What this task involves — Emit the exact text of every line from the line with "Write a Python" to the line with "plt.rcParams['font.family'] = ['Liberation", both ends included. No other output is expected.

——————————

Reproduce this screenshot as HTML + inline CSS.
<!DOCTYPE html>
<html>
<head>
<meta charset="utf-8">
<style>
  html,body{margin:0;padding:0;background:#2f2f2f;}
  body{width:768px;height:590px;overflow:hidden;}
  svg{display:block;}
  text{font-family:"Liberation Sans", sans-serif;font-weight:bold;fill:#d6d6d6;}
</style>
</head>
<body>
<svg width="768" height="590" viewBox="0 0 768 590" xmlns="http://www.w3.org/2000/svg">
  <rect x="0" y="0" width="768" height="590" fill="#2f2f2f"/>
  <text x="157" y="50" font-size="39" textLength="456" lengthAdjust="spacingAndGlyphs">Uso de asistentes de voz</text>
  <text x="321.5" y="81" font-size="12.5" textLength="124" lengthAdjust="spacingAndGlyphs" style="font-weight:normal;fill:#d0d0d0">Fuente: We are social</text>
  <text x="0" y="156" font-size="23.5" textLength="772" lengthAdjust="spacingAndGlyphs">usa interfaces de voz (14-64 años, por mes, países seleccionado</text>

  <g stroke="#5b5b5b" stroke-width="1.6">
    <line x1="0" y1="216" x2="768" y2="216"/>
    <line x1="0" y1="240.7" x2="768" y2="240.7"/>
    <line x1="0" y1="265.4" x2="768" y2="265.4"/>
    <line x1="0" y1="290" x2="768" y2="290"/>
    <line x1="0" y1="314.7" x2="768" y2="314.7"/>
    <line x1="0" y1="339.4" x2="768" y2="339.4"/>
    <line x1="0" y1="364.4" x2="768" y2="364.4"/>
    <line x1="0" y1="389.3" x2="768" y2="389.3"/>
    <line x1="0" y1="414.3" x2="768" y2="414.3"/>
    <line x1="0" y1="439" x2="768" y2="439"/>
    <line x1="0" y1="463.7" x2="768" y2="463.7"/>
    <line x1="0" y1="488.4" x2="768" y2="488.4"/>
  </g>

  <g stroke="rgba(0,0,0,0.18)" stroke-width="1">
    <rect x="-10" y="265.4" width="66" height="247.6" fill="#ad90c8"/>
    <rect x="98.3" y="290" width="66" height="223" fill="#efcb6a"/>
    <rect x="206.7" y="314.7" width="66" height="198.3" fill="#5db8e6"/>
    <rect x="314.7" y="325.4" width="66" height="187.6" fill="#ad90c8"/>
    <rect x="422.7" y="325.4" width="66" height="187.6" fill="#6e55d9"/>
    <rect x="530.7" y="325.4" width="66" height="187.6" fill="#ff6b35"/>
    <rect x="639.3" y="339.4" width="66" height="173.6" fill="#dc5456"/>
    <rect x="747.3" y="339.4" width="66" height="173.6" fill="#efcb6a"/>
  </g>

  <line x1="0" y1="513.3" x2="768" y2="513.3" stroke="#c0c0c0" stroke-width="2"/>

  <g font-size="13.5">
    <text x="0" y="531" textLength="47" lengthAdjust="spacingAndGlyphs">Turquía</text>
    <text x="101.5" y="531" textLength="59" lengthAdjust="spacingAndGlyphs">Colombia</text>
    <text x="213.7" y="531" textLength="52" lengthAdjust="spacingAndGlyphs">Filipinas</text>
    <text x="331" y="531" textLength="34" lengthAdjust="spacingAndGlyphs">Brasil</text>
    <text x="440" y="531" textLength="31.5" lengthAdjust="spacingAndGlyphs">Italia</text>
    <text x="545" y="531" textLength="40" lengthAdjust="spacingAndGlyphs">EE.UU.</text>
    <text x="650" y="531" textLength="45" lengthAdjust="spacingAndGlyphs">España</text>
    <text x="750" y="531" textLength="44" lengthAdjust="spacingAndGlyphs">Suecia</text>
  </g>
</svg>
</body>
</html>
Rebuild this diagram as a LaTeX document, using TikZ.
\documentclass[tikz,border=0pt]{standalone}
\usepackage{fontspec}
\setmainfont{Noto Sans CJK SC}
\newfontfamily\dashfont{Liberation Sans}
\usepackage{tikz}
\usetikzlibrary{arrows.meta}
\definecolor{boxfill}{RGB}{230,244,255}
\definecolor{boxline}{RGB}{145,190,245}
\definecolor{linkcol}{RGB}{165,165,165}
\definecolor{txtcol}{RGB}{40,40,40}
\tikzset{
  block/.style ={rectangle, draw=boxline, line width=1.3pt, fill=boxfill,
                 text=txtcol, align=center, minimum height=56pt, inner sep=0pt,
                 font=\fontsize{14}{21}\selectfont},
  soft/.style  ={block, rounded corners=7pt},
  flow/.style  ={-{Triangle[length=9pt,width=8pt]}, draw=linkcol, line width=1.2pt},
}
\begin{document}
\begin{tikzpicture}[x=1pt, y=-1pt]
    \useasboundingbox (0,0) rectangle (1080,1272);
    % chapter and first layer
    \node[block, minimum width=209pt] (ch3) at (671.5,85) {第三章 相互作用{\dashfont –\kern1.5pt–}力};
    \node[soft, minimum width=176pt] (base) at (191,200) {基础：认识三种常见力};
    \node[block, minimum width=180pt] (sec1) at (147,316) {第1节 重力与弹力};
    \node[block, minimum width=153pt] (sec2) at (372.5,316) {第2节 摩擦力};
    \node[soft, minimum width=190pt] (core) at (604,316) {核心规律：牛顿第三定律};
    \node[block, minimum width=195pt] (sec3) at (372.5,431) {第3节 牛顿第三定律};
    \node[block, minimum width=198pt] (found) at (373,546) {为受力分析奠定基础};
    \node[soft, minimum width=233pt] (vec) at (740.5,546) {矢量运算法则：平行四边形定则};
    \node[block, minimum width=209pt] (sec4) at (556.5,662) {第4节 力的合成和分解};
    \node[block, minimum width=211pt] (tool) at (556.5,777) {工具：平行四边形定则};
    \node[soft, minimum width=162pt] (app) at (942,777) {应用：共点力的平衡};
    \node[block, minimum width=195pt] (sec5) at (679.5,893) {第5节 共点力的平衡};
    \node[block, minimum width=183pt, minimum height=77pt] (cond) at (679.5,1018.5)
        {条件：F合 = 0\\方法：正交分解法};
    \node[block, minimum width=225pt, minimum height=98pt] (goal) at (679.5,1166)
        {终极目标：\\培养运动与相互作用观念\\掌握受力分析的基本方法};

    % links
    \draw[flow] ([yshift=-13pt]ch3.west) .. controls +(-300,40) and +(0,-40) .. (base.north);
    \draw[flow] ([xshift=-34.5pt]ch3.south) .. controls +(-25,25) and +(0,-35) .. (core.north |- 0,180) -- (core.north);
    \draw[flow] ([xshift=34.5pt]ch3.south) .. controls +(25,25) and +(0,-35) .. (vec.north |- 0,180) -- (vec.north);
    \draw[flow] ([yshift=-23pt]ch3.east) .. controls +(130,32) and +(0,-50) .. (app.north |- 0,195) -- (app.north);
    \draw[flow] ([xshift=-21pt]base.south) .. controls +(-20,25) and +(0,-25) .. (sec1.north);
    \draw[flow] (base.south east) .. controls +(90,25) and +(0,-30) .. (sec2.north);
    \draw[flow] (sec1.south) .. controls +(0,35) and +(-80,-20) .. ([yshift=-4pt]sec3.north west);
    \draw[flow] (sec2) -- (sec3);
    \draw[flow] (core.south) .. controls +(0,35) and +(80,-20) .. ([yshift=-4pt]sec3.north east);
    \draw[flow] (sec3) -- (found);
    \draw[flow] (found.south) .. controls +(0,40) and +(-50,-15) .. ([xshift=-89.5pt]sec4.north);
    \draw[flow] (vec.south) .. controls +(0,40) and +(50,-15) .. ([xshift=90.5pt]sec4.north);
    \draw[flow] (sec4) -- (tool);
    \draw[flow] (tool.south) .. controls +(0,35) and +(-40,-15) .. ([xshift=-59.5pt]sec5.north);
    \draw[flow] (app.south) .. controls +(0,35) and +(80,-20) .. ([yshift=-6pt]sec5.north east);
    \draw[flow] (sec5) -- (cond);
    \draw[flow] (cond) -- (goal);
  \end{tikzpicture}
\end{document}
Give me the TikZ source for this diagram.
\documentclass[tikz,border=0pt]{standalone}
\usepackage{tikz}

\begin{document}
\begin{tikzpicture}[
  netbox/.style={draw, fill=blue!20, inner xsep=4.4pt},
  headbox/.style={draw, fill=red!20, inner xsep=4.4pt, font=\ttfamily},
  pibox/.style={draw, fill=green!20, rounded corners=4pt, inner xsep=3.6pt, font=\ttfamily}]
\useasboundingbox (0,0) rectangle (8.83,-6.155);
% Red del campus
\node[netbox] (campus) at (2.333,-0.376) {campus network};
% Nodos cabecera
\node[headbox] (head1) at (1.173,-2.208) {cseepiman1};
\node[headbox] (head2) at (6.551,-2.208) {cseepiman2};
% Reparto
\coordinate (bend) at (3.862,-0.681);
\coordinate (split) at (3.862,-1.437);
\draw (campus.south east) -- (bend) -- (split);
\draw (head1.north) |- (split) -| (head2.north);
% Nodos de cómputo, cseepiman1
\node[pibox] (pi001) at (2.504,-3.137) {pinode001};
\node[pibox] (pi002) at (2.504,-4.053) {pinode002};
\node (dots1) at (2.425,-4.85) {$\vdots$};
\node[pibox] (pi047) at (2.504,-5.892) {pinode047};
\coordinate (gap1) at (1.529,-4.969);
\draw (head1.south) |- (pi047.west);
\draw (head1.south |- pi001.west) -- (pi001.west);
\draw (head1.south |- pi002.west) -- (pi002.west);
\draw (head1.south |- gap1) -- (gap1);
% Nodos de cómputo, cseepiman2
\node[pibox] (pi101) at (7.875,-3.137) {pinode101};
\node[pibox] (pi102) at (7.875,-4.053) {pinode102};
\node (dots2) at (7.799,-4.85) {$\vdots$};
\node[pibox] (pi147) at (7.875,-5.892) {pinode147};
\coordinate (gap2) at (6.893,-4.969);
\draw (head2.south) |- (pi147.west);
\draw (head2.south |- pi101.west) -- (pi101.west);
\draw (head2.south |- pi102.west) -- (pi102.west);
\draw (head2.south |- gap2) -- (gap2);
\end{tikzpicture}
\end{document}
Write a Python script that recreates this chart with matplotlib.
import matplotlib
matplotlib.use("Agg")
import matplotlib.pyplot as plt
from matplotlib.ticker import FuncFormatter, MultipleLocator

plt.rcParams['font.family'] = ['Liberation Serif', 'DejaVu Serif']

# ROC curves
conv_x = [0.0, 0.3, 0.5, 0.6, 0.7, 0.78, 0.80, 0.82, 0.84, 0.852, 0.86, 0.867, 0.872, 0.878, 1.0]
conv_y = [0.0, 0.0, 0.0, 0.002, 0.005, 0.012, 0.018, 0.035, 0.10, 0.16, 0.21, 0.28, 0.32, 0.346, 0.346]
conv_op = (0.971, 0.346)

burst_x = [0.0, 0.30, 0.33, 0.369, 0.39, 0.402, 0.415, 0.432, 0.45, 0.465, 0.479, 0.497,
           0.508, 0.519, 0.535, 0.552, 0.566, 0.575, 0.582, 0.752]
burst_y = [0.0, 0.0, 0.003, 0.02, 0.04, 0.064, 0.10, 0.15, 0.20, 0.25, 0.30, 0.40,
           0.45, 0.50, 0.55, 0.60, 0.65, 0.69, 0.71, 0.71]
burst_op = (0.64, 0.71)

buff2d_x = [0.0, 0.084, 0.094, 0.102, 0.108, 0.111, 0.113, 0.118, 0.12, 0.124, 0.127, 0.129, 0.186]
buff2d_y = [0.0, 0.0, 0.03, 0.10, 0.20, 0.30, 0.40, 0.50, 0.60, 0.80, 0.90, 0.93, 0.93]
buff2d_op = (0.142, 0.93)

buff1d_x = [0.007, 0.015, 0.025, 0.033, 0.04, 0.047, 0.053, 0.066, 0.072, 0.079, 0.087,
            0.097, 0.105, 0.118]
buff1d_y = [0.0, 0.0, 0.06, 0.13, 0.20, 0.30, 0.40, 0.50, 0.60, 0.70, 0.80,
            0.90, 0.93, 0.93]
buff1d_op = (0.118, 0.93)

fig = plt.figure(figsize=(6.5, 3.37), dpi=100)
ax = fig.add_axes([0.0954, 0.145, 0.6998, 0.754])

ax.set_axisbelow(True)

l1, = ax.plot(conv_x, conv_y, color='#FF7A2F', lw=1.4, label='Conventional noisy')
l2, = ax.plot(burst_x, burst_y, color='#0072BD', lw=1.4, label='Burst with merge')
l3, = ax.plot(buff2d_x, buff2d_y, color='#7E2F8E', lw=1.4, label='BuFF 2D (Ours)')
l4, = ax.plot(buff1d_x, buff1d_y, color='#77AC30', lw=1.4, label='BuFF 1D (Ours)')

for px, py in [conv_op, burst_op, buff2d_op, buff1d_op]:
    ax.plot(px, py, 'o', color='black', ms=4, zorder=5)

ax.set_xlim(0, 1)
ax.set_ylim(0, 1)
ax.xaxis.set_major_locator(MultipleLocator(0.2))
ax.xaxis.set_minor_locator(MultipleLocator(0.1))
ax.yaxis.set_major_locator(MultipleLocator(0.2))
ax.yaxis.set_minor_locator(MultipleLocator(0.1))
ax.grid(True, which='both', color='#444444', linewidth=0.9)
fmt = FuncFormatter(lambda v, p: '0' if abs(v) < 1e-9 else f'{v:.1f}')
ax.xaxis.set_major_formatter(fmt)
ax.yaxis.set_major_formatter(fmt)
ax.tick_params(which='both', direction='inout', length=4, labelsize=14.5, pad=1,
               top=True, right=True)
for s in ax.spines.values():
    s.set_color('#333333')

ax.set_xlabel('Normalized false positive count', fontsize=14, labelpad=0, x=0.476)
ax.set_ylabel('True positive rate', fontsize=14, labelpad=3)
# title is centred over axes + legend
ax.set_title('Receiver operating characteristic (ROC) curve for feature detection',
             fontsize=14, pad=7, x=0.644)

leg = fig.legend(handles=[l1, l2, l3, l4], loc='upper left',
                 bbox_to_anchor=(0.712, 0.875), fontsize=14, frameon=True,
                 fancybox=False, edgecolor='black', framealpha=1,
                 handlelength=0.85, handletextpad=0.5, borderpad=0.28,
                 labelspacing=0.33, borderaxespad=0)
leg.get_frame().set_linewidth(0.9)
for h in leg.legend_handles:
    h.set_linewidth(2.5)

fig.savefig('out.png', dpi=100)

——————————

Expected output —
Write a Python script that recreates this chart with matplotlib.
import matplotlib
matplotlib.use("Agg")
import matplotlib.pyplot as plt
from matplotlib.ticker import FuncFormatter, MultipleLocator

plt.rcParams['font.family'] = ['Liberation Serif', 'DejaVu Serif']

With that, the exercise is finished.